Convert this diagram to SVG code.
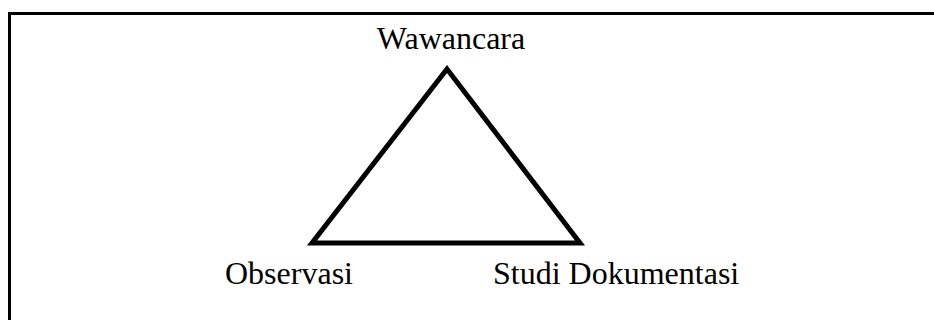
<svg xmlns="http://www.w3.org/2000/svg" width="934" height="320" viewBox="0 0 934 320">
<style>
.lbl{font-family:"Liberation Serif","Times New Roman",serif;font-size:32px;fill:#000}
.edge{fill:none;stroke:#000;stroke-width:5;stroke-linejoin:miter}
</style>
<rect x="0" y="0" width="934" height="320" fill="#fff"/>
<rect x="9.5" y="13.5" width="1000" height="400" fill="none" stroke="#000" stroke-width="3"/>
<g id="connectors">
<polygon class="edge" points="447,69 312,243 580,243"/>
</g>
<g id="wawancara"><text class="lbl" x="451" y="49" text-anchor="middle">Wawancara</text></g>
<g id="observasi"><text class="lbl" x="225" y="284">Observasi</text></g>
<g id="studi"><text class="lbl" x="493" y="284">Studi Dokumentasi</text></g>
</svg>
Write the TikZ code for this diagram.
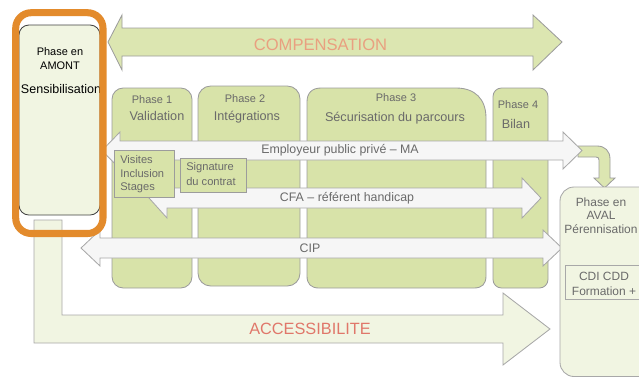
\documentclass[tikz,border=0pt]{standalone}
\usepackage{fontspec}
\setmainfont{Liberation Sans}
\definecolor{phasegreen}{HTML}{D8E3A9}
\definecolor{arrowgreen}{HTML}{DCE6B1}
\definecolor{palegreen}{HTML}{F1F5E2}
\definecolor{paleline}{HTML}{A8A8A8}
\definecolor{boxline}{HTML}{9C9C9C}
\definecolor{whitefill}{HTML}{F6F6F6}
\definecolor{textgray}{HTML}{6A6A6A}
\definecolor{framecolor}{HTML}{E38B2C}
\definecolor{salmon}{HTML}{E9A080}
\definecolor{salmonred}{HTML}{E0776A}
\tikzset{
  phasebox/.style={draw=boxline, fill=phasegreen, line width=0.6pt},
  bigarrow/.style={draw=boxline, fill=arrowgreen, line width=0.6pt},
  palearrow/.style={draw=paleline, fill=palegreen, line width=0.6pt},
  whitearrow/.style={draw=paleline, fill=whitefill, line width=0.6pt},
  smallbox/.style={draw=boxline, fill=phasegreen, line width=0.6pt},
  phasetitle/.style={text=textgray, inner sep=0pt, font=\fontsize{7.8}{9}\selectfont},
  phasename/.style={text=textgray, inner sep=0pt, font=\fontsize{9}{10}\selectfont},
  arrowlabel/.style={text=textgray, inner sep=0pt, font=\fontsize{8.8}{10}\selectfont},
  boxtext/.style={text=textgray, inner sep=0pt, anchor=west, font=\fontsize{7.9}{9}\selectfont},
  avaltext/.style={text=textgray, inner sep=0pt, font=\fontsize{8.5}{10}\selectfont},
  amonttext/.style={text=black, inner sep=0pt, font=\fontsize{7.8}{9}\selectfont},
}
\begin{document}
\begin{tikzpicture}[x=0.025cm, y=-0.025cm]
\useasboundingbox (0,0) rectangle (639,378);
\begin{scope}
\clip (0,0) rectangle (639,378);
% big arrows
\draw[bigarrow] (108,42) -- (122,15) -- (122,28) -- (533,28) -- (533,15) -- (562,42)
  -- (533,70) -- (533,56) -- (122,56) -- (122,70) -- cycle;
\draw[palearrow] (34,220) -- (62,220) -- (62,315) -- (503,315) -- (503,293) -- (550,329)
  -- (503,365) -- (503,343) -- (34,343) -- cycle;
% phases
\draw[phasebox, rounded corners=8pt] (112,88) rectangle (192,288);
\draw[phasebox, rounded corners=9pt] (198,86) rectangle (300,286);
\draw[phasebox] (307,276) -- (307,102) .. controls (307,93) and (312,88) .. (321,88)
  -- (456,88) .. controls (475,88) and (486,99) .. (486,118)
  -- (486,276) .. controls (486,284) and (482,288) .. (474,288)
  -- (319,288) .. controls (311,288) and (307,284) .. (307,276) -- cycle;
\draw[phasebox, rounded corners=6pt] (493,88) rectangle (548,288);
% link to aval
\draw[bigarrow] (578,146) -- (597,146) .. controls (605,146) and (610,151) .. (610,159)
  -- (610,178) -- (615,178) -- (604.5,188) -- (594,178) -- (599,178) -- (599,160)
  .. controls (599,158) and (598,157) .. (596,157) -- (578,157) -- cycle;
% actors
\draw[whitearrow] (102,150.5) -- (120,132) -- (120,141) -- (563,141) -- (563,132) -- (582,150.5)
  -- (563,169) -- (563,160) -- (120,160) -- (120,169) -- cycle;
\draw[whitearrow] (149,198) -- (167,178) -- (167,188) -- (522,188) -- (522,178) -- (541,198)
  -- (522,218) -- (522,208) -- (167,208) -- (167,218) -- cycle;
\draw[whitearrow] (81,248) -- (100,230) -- (100,238) -- (543,238) -- (543,230) -- (562,248)
  -- (543,266) -- (543,258) -- (100,258) -- (100,266) -- cycle;
\draw[smallbox] (114,150) rectangle (174,197);
\draw[smallbox] (180,158) rectangle (246,192);
% aval
\draw[palearrow, rounded corners=10pt] (560,187) rectangle (690,376.5);
\draw[palearrow] (565,265) rectangle (690,299);
% amont
\draw[fill=palegreen, draw=black!75, line width=0.6pt, rounded corners=7pt] (19,25) rectangle (100,215);
\end{scope}
\node[font=\fontsize{11.8}{13}\selectfont, text=salmon, inner sep=0pt](compensation) at (320.5,45) {COMPENSATION};
\node[font=\fontsize{11.6}{13}\selectfont, text=salmonred, inner sep=0pt](accessibilite) at (310,329) {ACCESSIBILITE};
\node[phasetitle](p1) at (152,100) {Phase 1};
\node[phasename](validation) at (157,116) {Validation};
\node[phasetitle](p2) at (245,99) {Phase 2};
\node[phasename](integrations) at (247,117) {Intégrations};
\node[phasetitle](p3) at (396,98) {Phase 3};
\node[phasename](securisation) at (395,118) {Sécurisation du parcours};
\node[phasetitle](p4) at (518,105) {Phase 4};
\node[phasename](bilan) at (516,124) {Bilan};
\node[arrowlabel](employeur) at (340,150.5) {Employeur public privé – MA};
\node[arrowlabel](cfa) at (347,198) {CFA – référent handicap};
\node[arrowlabel](cip) at (310,248) {CIP};
\node[boxtext](visites) at (120,160) {Visites};
\node[boxtext](inclusion) at (120,174) {Inclusion};
\node[boxtext](stages) at (120,188) {Stages};
\node[boxtext](signature) at (186,168) {Signature};
\node[boxtext](contrat) at (186,182) {du contrat};
\node[avaltext](aval1) at (601,202) {Phase en};
\node[avaltext](aval2) at (601,215) {AVAL};
\node[avaltext](aval3) at (601,229) {Pérennisation};
\node[avaltext](cdi) at (604,276) {CDI CDD};
\node[avaltext](formation) at (604,291) {Formation +};
\node[amonttext](amont1) at (60,52) {Phase en};
\node[amonttext](amont2) at (60,66) {AMONT};
\node[amonttext, font=\fontsize{8.9}{10}\selectfont](sensib) at (61,89) {Sensibilisation};
% frame
\draw[framecolor, line width=5pt, rounded corners=11pt] (15.7,12.7) rectangle (103,233.5);
\end{tikzpicture}
\end{document}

[AIM OF THE EXERCISE] Reproduce the whole listing word for word, setting aside any pictures.

[WORKED ANSWER]
Convert this diagram to SVG code.
<svg xmlns="http://www.w3.org/2000/svg" width="934" height="320" viewBox="0 0 934 320">
<style>
.lbl{font-family:"Liberation Serif","Times New Roman",serif;font-size:32px;fill:#000}
.edge{fill:none;stroke:#000;stroke-width:5;stroke-linejoin:miter}
</style>
<rect x="0" y="0" width="934" height="320" fill="#fff"/>
<rect x="9.5" y="13.5" width="1000" height="400" fill="none" stroke="#000" stroke-width="3"/>
<g id="connectors">
<polygon class="edge" points="447,69 312,243 580,243"/>
</g>
<g id="wawancara"><text class="lbl" x="451" y="49" text-anchor="middle">Wawancara</text></g>
<g id="observasi"><text class="lbl" x="225" y="284">Observasi</text></g>
<g id="studi"><text class="lbl" x="493" y="284">Studi Dokumentasi</text></g>
</svg>
Write the TikZ code for this diagram.
\documentclass[tikz,border=0pt]{standalone}
\usepackage{fontspec}
\setmainfont{Liberation Sans}
\definecolor{phasegreen}{HTML}{D8E3A9}
\definecolor{arrowgreen}{HTML}{DCE6B1}
\definecolor{palegreen}{HTML}{F1F5E2}
\definecolor{paleline}{HTML}{A8A8A8}
\definecolor{boxline}{HTML}{9C9C9C}
\definecolor{whitefill}{HTML}{F6F6F6}
\definecolor{textgray}{HTML}{6A6A6A}
\definecolor{framecolor}{HTML}{E38B2C}
\definecolor{salmon}{HTML}{E9A080}
\definecolor{salmonred}{HTML}{E0776A}
\tikzset{
  phasebox/.style={draw=boxline, fill=phasegreen, line width=0.6pt},
  bigarrow/.style={draw=boxline, fill=arrowgreen, line width=0.6pt},
  palearrow/.style={draw=paleline, fill=palegreen, line width=0.6pt},
  whitearrow/.style={draw=paleline, fill=whitefill, line width=0.6pt},
  smallbox/.style={draw=boxline, fill=phasegreen, line width=0.6pt},
  phasetitle/.style={text=textgray, inner sep=0pt, font=\fontsize{7.8}{9}\selectfont},
  phasename/.style={text=textgray, inner sep=0pt, font=\fontsize{9}{10}\selectfont},
  arrowlabel/.style={text=textgray, inner sep=0pt, font=\fontsize{8.8}{10}\selectfont},
  boxtext/.style={text=textgray, inner sep=0pt, anchor=west, font=\fontsize{7.9}{9}\selectfont},
  avaltext/.style={text=textgray, inner sep=0pt, font=\fontsize{8.5}{10}\selectfont},
  amonttext/.style={text=black, inner sep=0pt, font=\fontsize{7.8}{9}\selectfont},
}
\begin{document}
\begin{tikzpicture}[x=0.025cm, y=-0.025cm]
\useasboundingbox (0,0) rectangle (639,378);
\begin{scope}
\clip (0,0) rectangle (639,378);
% big arrows
\draw[bigarrow] (108,42) -- (122,15) -- (122,28) -- (533,28) -- (533,15) -- (562,42)
  -- (533,70) -- (533,56) -- (122,56) -- (122,70) -- cycle;
\draw[palearrow] (34,220) -- (62,220) -- (62,315) -- (503,315) -- (503,293) -- (550,329)
  -- (503,365) -- (503,343) -- (34,343) -- cycle;
% phases
\draw[phasebox, rounded corners=8pt] (112,88) rectangle (192,288);
\draw[phasebox, rounded corners=9pt] (198,86) rectangle (300,286);
\draw[phasebox] (307,276) -- (307,102) .. controls (307,93) and (312,88) .. (321,88)
  -- (456,88) .. controls (475,88) and (486,99) .. (486,118)
  -- (486,276) .. controls (486,284) and (482,288) .. (474,288)
  -- (319,288) .. controls (311,288) and (307,284) .. (307,276) -- cycle;
\draw[phasebox, rounded corners=6pt] (493,88) rectangle (548,288);
% link to aval
\draw[bigarrow] (578,146) -- (597,146) .. controls (605,146) and (610,151) .. (610,159)
  -- (610,178) -- (615,178) -- (604.5,188) -- (594,178) -- (599,178) -- (599,160)
  .. controls (599,158) and (598,157) .. (596,157) -- (578,157) -- cycle;
% actors
\draw[whitearrow] (102,150.5) -- (120,132) -- (120,141) -- (563,141) -- (563,132) -- (582,150.5)
  -- (563,169) -- (563,160) -- (120,160) -- (120,169) -- cycle;
\draw[whitearrow] (149,198) -- (167,178) -- (167,188) -- (522,188) -- (522,178) -- (541,198)
  -- (522,218) -- (522,208) -- (167,208) -- (167,218) -- cycle;
\draw[whitearrow] (81,248) -- (100,230) -- (100,238) -- (543,238) -- (543,230) -- (562,248)
  -- (543,266) -- (543,258) -- (100,258) -- (100,266) -- cycle;
\draw[smallbox] (114,150) rectangle (174,197);
\draw[smallbox] (180,158) rectangle (246,192);
% aval
\draw[palearrow, rounded corners=10pt] (560,187) rectangle (690,376.5);
\draw[palearrow] (565,265) rectangle (690,299);
% amont
\draw[fill=palegreen, draw=black!75, line width=0.6pt, rounded corners=7pt] (19,25) rectangle (100,215);
\end{scope}
\node[font=\fontsize{11.8}{13}\selectfont, text=salmon, inner sep=0pt](compensation) at (320.5,45) {COMPENSATION};
\node[font=\fontsize{11.6}{13}\selectfont, text=salmonred, inner sep=0pt](accessibilite) at (310,329) {ACCESSIBILITE};
\node[phasetitle](p1) at (152,100) {Phase 1};
\node[phasename](validation) at (157,116) {Validation};
\node[phasetitle](p2) at (245,99) {Phase 2};
\node[phasename](integrations) at (247,117) {Intégrations};
\node[phasetitle](p3) at (396,98) {Phase 3};
\node[phasename](securisation) at (395,118) {Sécurisation du parcours};
\node[phasetitle](p4) at (518,105) {Phase 4};
\node[phasename](bilan) at (516,124) {Bilan};
\node[arrowlabel](employeur) at (340,150.5) {Employeur public privé – MA};
\node[arrowlabel](cfa) at (347,198) {CFA – référent handicap};
\node[arrowlabel](cip) at (310,248) {CIP};
\node[boxtext](visites) at (120,160) {Visites};
\node[boxtext](inclusion) at (120,174) {Inclusion};
\node[boxtext](stages) at (120,188) {Stages};
\node[boxtext](signature) at (186,168) {Signature};
\node[boxtext](contrat) at (186,182) {du contrat};
\node[avaltext](aval1) at (601,202) {Phase en};
\node[avaltext](aval2) at (601,215) {AVAL};
\node[avaltext](aval3) at (601,229) {Pérennisation};
\node[avaltext](cdi) at (604,276) {CDI CDD};
\node[avaltext](formation) at (604,291) {Formation +};
\node[amonttext](amont1) at (60,52) {Phase en};
\node[amonttext](amont2) at (60,66) {AMONT};
\node[amonttext, font=\fontsize{8.9}{10}\selectfont](sensib) at (61,89) {Sensibilisation};
% frame
\draw[framecolor, line width=5pt, rounded corners=11pt] (15.7,12.7) rectangle (103,233.5);
\end{tikzpicture}
\end{document}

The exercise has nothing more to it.